ST. PAUL, Minn. (AP) — It took years, many false starts and a veto of prior legislation, but Minnesota medical marijuana advocates finally succeeded in getting a bill that's on track to become law in a matter of days.
Now comes the hard part: Setting up a system to administer the drug by July 1, 2015.
"The timeline is very aggressive," said Health Commissioner Ed Ehlinger, whose agency will oversee the program. "This has high visibility. It's controversial. And both sides will be watching."
Other trouble spots could be provisions that might keep some doctors and patients from participating, or make it difficult for companies interested in making or dispensing the drug to make enough money to join the program.
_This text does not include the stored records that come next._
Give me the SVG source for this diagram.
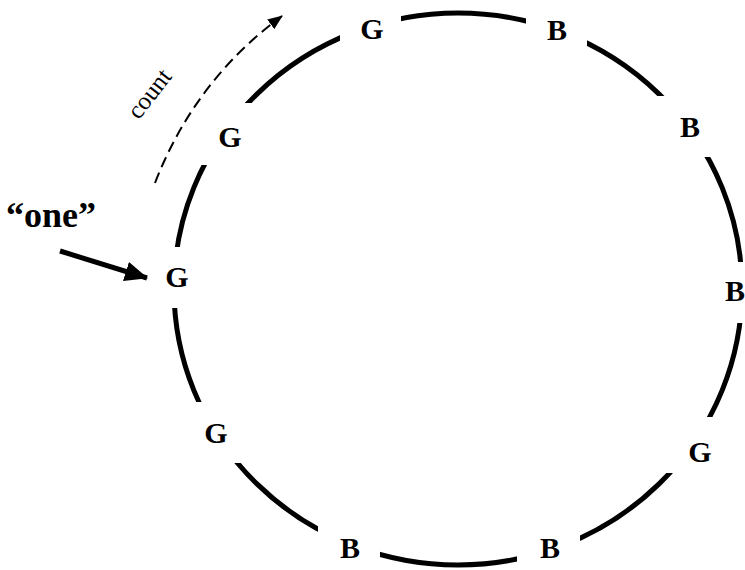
<svg xmlns="http://www.w3.org/2000/svg" width="745" height="570" viewBox="0 0 745 570">
<style>
.ring{fill:none;stroke:#000;stroke-width:5}
</style>
<defs>
<mask id="gaps" maskUnits="userSpaceOnUse" x="0" y="0" width="745" height="570">
<rect x="0" y="0" width="745" height="570" fill="#fff"/>
<rect x="340" y="0" width="61" height="60" fill="#000"/>
<rect x="526" y="0" width="61" height="70" fill="#000"/>
<rect x="640" y="96" width="105" height="61" fill="#000"/>
<rect x="690" y="262" width="55" height="61" fill="#000"/>
<rect x="640" y="417" width="105" height="56" fill="#000"/>
<rect x="517" y="500" width="63" height="70" fill="#000"/>
<rect x="318" y="500" width="62" height="70" fill="#000"/>
<rect x="150" y="402" width="110" height="61" fill="#000"/>
<rect x="140" y="247" width="60" height="61" fill="#000"/>
<rect x="180" y="103" width="100" height="62" fill="#000"/>
</mask>
<marker id="dashHead" markerUnits="userSpaceOnUse" markerWidth="16" markerHeight="12" refX="14" refY="6" orient="auto">
<path d="M0,0 L15,6 L0,12 Z" fill="#000"/>
</marker>
<marker id="bigHead" markerUnits="userSpaceOnUse" markerWidth="24" markerHeight="20" refX="22" refY="10" orient="auto">
<path d="M0,0 L23,10 L0,20 Z" fill="#000"/>
</marker>
</defs>
<g id="connectors">
<ellipse class="ring" cx="458" cy="289" rx="284" ry="276" mask="url(#gaps)"/>
<path d="M155,183 Q195,80 282,16" fill="none" stroke="#000" stroke-width="2" stroke-dasharray="11,6" marker-end="url(#dashHead)"/>
<line x1="60" y1="251" x2="147" y2="278" stroke="#000" stroke-width="5" marker-end="url(#bigHead)"/>
</g>
<g id="n1"><text font-family="Liberation Serif" font-weight="bold" font-size="30" text-anchor="middle" x="372" y="39">G</text></g>
<g id="n2"><text font-family="Liberation Serif" font-weight="bold" font-size="30" text-anchor="middle" x="557" y="40">B</text></g>
<g id="n3"><text font-family="Liberation Serif" font-weight="bold" font-size="30" text-anchor="middle" x="690" y="137">B</text></g>
<g id="n4"><text font-family="Liberation Serif" font-weight="bold" font-size="30" text-anchor="middle" x="735" y="301">B</text></g>
<g id="n5"><text font-family="Liberation Serif" font-weight="bold" font-size="30" text-anchor="middle" x="700" y="462">G</text></g>
<g id="n6"><text font-family="Liberation Serif" font-weight="bold" font-size="30" text-anchor="middle" x="550" y="558">B</text></g>
<g id="n7"><text font-family="Liberation Serif" font-weight="bold" font-size="30" text-anchor="middle" x="350" y="558">B</text></g>
<g id="n8"><text font-family="Liberation Serif" font-weight="bold" font-size="30" text-anchor="middle" x="216" y="443">G</text></g>
<g id="n9"><text font-family="Liberation Serif" font-weight="bold" font-size="30" text-anchor="middle" x="177" y="287">G</text></g>
<g id="n10"><text font-family="Liberation Serif" font-weight="bold" font-size="30" text-anchor="middle" x="230" y="147">G</text></g>
<g id="one"><text font-family="Liberation Serif" x="6" y="227" font-weight="bold" font-size="36">“one”</text></g>
<g id="count"><text font-family="Liberation Serif" transform="translate(151,95) rotate(-52)" x="0" y="6" text-anchor="middle" font-size="25">count</text></g>
</svg>
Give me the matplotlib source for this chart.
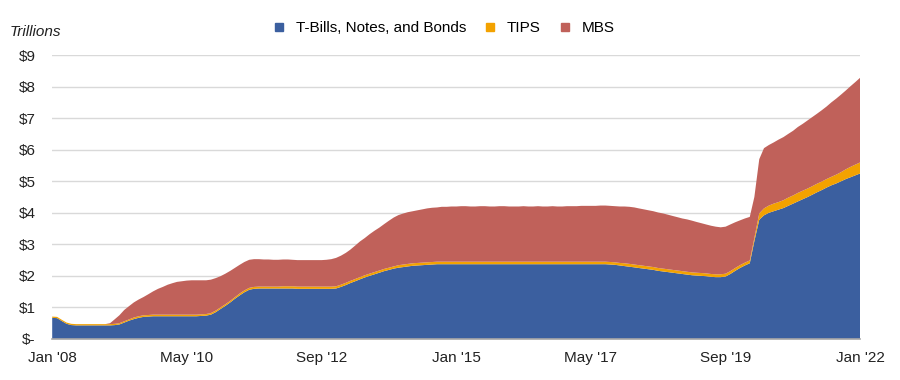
import pandas as pd
import matplotlib
matplotlib.use("Agg")
import matplotlib.pyplot as plt
from matplotlib.lines import Line2D

plt.rcParams['font.family'] = ['Liberation Sans', 'DejaVu Sans']

# monthly, Jan 2008 .. Jan 2022 (trillions of $)
treasuries = [
    .67, .66, .57, .48, .44, .43, .43, .43, .43, .43, .43, .43,            # 2008
    .43, .44, .46, .52, .58, .63, .67, .70, .71, .72, .72, .72,            # 2009
    .72, .72, .72, .72, .72, .72, .72, .73, .74, .77, .85, .95,            # 2010
    1.05, 1.16, 1.27, 1.38, 1.48, 1.56, 1.59, 1.60, 1.60, 1.60, 1.60, 1.60,  # 2011
    1.60, 1.60, 1.60, 1.59, 1.59, 1.59, 1.59, 1.59, 1.59, 1.59, 1.59, 1.60,  # 2012
    1.65, 1.71, 1.77, 1.83, 1.89, 1.95, 2.00, 2.05, 2.10, 2.15, 2.19, 2.23,  # 2013
    2.26, 2.28, 2.30, 2.32, 2.33, 2.34, 2.35, 2.36, 2.37, 2.37, 2.37, 2.37,  # 2014
    2.37, 2.37, 2.37, 2.37, 2.37, 2.37, 2.37, 2.37, 2.37, 2.37, 2.37, 2.37,  # 2015
    2.37, 2.37, 2.37, 2.37, 2.37, 2.37, 2.37, 2.37, 2.37, 2.37, 2.37, 2.37,  # 2016
    2.37, 2.37, 2.37, 2.37, 2.37, 2.37, 2.37, 2.37, 2.36, 2.35, 2.33, 2.31,  # 2017
    2.29, 2.27, 2.25, 2.23, 2.21, 2.19, 2.16, 2.14, 2.12, 2.10, 2.08, 2.06,  # 2018
    2.04, 2.02, 2.01, 2.00, 1.99, 1.97, 1.96, 1.96, 1.98, 2.06, 2.16, 2.25,  # 2019
    2.33, 2.40, 3.10, 3.78, 3.92, 4.00, 4.05, 4.10, 4.15, 4.22, 4.29, 4.36,  # 2020
    4.43, 4.50, 4.57, 4.65, 4.72, 4.80, 4.87, 4.93, 5.00, 5.07, 5.13, 5.19,  # 2021
    5.25,                                                                  # Jan 2022
]
tips = [
    .04, .04, .04, .04, .04, .04, .04, .04, .04, .04, .04, .04,
    .04, .04, .04, .04, .04, .05, .05, .05, .05, .05, .05, .05,
    .05, .05, .05, .05, .05, .05, .05, .05, .05, .05, .05, .05,
    .05, .05, .05, .06, .06, .06, .06, .06, .06, .06, .06, .06,
    .07, .07, .07, .07, .07, .07, .07, .07, .07, .07, .07, .07,
    .07, .07, .07, .07, .07, .07, .07, .07, .07, .07, .07, .07,
    .08, .08, .08, .08, .08, .08, .08, .08, .08, .08, .08, .08,
    .08, .08, .08, .08, .08, .08, .08, .08, .08, .08, .08, .08,
    .08, .08, .08, .08, .08, .08, .08, .08, .08, .08, .08, .08,
    .08, .08, .08, .08, .08, .08, .08, .08, .08, .08, .08, .09,
    .09, .09, .09, .09, .09, .09, .09, .09, .09, .09, .09, .09,
    .09, .09, .09, .09, .09, .09, .09, .09, .09, .09, .09, .09,
    .09, .09, .10, .20, .22, .23, .24, .24, .25, .26, .26, .27,
    .27, .27, .27, .27, .27, .27, .27, .28, .29, .31, .33, .34,
    .35,
]
mbs = [
    0, 0, 0, 0, 0, 0, 0, 0, 0, 0, 0, 0,
    .03, .15, .25, .36, .42, .48, .53, .58, .66, .74, .82, .88,
    .95, 1.00, 1.04, 1.06, 1.08, 1.09, 1.09, 1.08, 1.07, 1.06, 1.03, .99,
    .97, .95, .93, .91, .90, .89, .88, .87, .86, .86, .85, .85,
    .85, .85, .84, .84, .84, .84, .84, .84, .84, .85, .87, .90,
    .92, .95, .99, 1.06, 1.13, 1.18, 1.25, 1.31, 1.36, 1.42, 1.49, 1.55,
    1.59, 1.62, 1.64, 1.65, 1.67, 1.69, 1.71, 1.72, 1.72, 1.74, 1.74, 1.75,
    1.75, 1.76, 1.76, 1.75, 1.75, 1.76, 1.76, 1.75, 1.75, 1.76, 1.76, 1.75,
    1.75, 1.75, 1.76, 1.75, 1.75, 1.76, 1.75, 1.75, 1.76, 1.75, 1.75, 1.76,
    1.76, 1.76, 1.77, 1.77, 1.77, 1.77, 1.78, 1.78, 1.78, 1.78, 1.79, 1.80,
    1.81, 1.81, 1.80, 1.79, 1.78, 1.77, 1.76, 1.75, 1.73, 1.71, 1.69, 1.67,
    1.66, 1.64, 1.61, 1.58, 1.55, 1.53, 1.51, 1.49, 1.49, 1.48, 1.45, 1.42,
    1.40, 1.38, 1.30, 1.72, 1.91, 1.92, 1.94, 1.98, 2.00, 2.02, 2.05, 2.09,
    2.12, 2.16, 2.19, 2.22, 2.26, 2.30, 2.36, 2.41, 2.46, 2.50, 2.56, 2.62,
    2.69,
]
dates = pd.date_range("2008-01-01", "2022-01-01", freq="MS")
tick_dates = pd.to_datetime(["2008-01-01", "2010-05-01", "2012-09-01", "2015-01-01",
                             "2017-05-01", "2019-09-01", "2022-01-01"])
tick_labels = ["Jan '08", "May '10", "Sep '12", "Jan '15", "May '17", "Sep '19", "Jan '22"]
series_names = ["T-Bills, Notes, and Bonds", "TIPS", "MBS"]
colors = ["#3b5f9f", "#f3a200", "#c0615a"]

fig = plt.figure(figsize=(9, 3.8), dpi=100)
ax = fig.add_axes([0.058, 0.108, 0.898, 0.747])

ax.stackplot(dates, treasuries, tips, mbs, colors=colors, linewidth=0, zorder=2)

ax.set_ylim(0, 9)
ax.set_xlim(dates[0], dates[-1])
ax.set_yticks(range(0, 10))
ax.set_yticklabels(["$-"] + ["$%d" % v for v in range(1, 10)])
ax.set_xticks(tick_dates)
ax.set_xticklabels(tick_labels)
ax.tick_params(axis='both', length=0, labelsize=11, colors="#222222")
ax.tick_params(axis='y', pad=12)
ax.tick_params(axis='x', pad=9)
ax.grid(axis='y', color="#d9d9d9", linewidth=1, zorder=0)
ax.set_axisbelow(True)
for s in ['top', 'right', 'left']:
    ax.spines[s].set_visible(False)
ax.spines['bottom'].set_color("#a6a6a6")
ax.spines['bottom'].set_linewidth(1.2)
ax.spines['bottom'].set_zorder(3)

fig.text(0.011, 0.905, "Trillions", fontsize=11, style='italic', color="#222222")

handles = [Line2D([], [], marker='s', linestyle='', markersize=5.5, color=c) for c in colors]
fig.legend(handles, series_names, loc='center', bbox_to_anchor=(0.488, 0.925), ncol=3,
           frameon=False, fontsize=11, handletextpad=0.1, columnspacing=0.55)

fig.savefig("out.png", dpi=100)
For all that, Ehlinger praised the agreement reached Thursday by House and Senate negotiators. A pediatrician and internal-medicine specialist, Ehlinger likes the requirement that doctors collect data on how the treatments work and must submit them to the state Health Department.
"We're going to get some data that no one else has," Ehlinger said. "Other states are reeling because they don't have data. Some people might criticize our program as the most restrictive in the country. But the approach is reasoned to get us where we want to go more safely, and perhaps, more quickly."
Minnesota's legislation makes it the only state to explicitly ban smoking the drug. It also prohibits patient access to plant material. Instead, the drug would be available in oil, pill and vapor form.
Eight medical conditions would qualify for treatment, including cancer, glaucoma and AIDS, with a possible ninth if the health commissioner acts on a House amendment requesting that "intractable pain" be considered as a justification. The terminally ill also could qualify.
Patients would receive an identification number if a doctor, a physician assistant or advanced-practice registered nurse certified a qualifying illness existed. Health-care providers would provide treatment data to the Minnesota Department of Health to enable researchers and policymakers to determine the medical effects of cannabis treatment.
Twenty-one other states and the District of Columbia have legalized marijuana for medical use.
The toughest task for Minnesota will be creating the structure that governs the doctor-patient-Health Department relationship, said Dr. Steve Jenison, who was the first medical director of New Mexico's medical-cannabis program. He served in that role from 2007-10.
"Part of it is going to depend on how well and efficiently the state enrolls people in the program, because that's the market," Jenison said in a phone interview. The New Mexico Health Department doesn't collect patient-treatment data, nor is it responsible for defining marijuana products and their doses as the Minnesota Health Department would be, Jenison said.
The data collection could affect how many people sign up for the program, said Robert Capecchi, deputy director of state policies for the Washington, D.C.-based Marijuana Policy Project, which advocates legalizing marijuana. He said the reporting requirements will require more of doctors' time, more doctor visits for patients, and because insurance won't cover medical marijuana, more money coming out of patient pockets.
"These restrictions could limit physician participation, which would have a direct effect on how many patients are able to be certified to access marijuana from the points of distribution," Capecchi said.
Sen. Branden Petersen, R-Andover, questioned whether participation in Minnesota's program will be financially viable for manufacturers and distributors. During debate in conference committee, he cited a fiscal note that used Arizona as a model to project Minnesota enrollment at 5,020 people per year. But the fiscal note said Minnesota may fall short of that "because Arizona permits cannabis to be smoked while this legislation does not."
"It just doesn't add up and ultimately it might not end up serving anybody," Petersen said.
Not necessarily, said Capecchi, of the Marijuana Policy Project. The D.C. program also has a limited population and includes only four qualifying conditions, yet still sustains multiple cultivators and dispensaries.
"I understand that there are vast geographic differences between D.C. and Minnesota, so I think that Sen. Petersen's concerns were and continue to be very valid and it's an issue that should be watched closely moving forward," Capecchi said.